Teaching your child to manage their emotions

#Collaborative post

As parents, it is normal to feel worried when it comes to your child managing their emotions well. At the end of the day, it is emotions that lead us to make decisions in our lives and can be the main cause of getting into trouble and going off track. Of course, there needs to be discipline when it comes to children, otherwise they would have no clue what the correct way to behave is. Setting limits to actions does not necessarily set limits on how a person should feel. Using punishments does not stop a child from being upset, it just means they will suppress it and express it in a different way that could end up being more explosive and damaging. The best thing to do is to teach children the correct way to handle big emotions so they behave well in school and outside of it as well.

Model the healthy behaviour yourself. Showing your child how to manage big emotions can be the best way for them to avoid explosive tantrums. Children only have tantrums due to the fact that they cannot understand and handle what they are feeling and therefore, lash out in the only way they know will get them attention; making noise. If you show your child that talking things through instead of screaming, crying, yelling and being disrespectful when predicaments occur, they will most likely create a good healthy habit of managing their emotions.

Prioritise a deep nurturing connection with your child. As babies, parents will be the ones to provide comfort and support to their little ones when experiencing pain or sadness.
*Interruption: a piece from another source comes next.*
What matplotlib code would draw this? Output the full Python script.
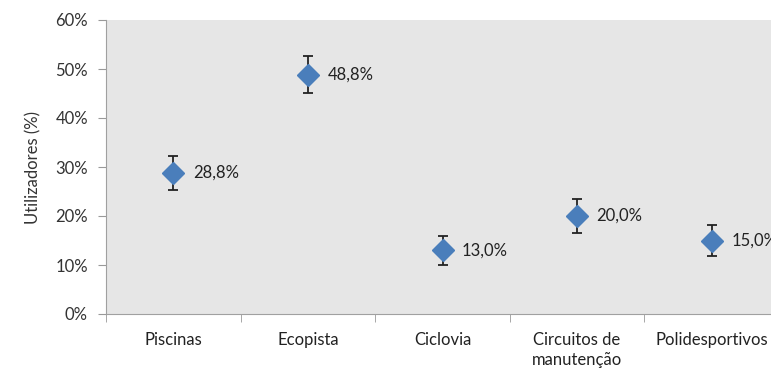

When children grow older, they gain the capability of being able to regulate and understand their own emotions which is why parents detach. However, grown children still need that same support and love especially when they are unable regulate themselves emotionally. When kids feel happy, they want to cooperate and listen. This usually eliminates bad behaviour.

Guide your child whilst resisting the urge to punish them when things get too much. Raising a child is difficult and parents only have so much patience. However, spankings, time outs and consequences don’t give children the support they need when it comes to dealing with their emotions. Instead, it teaches them that when they expose the way they feel, they will be punished for it. Eventually, they will grow to keep their emotions concealed and struggle with managing them later on in life.

They key is to do the hard work now to help them in the future.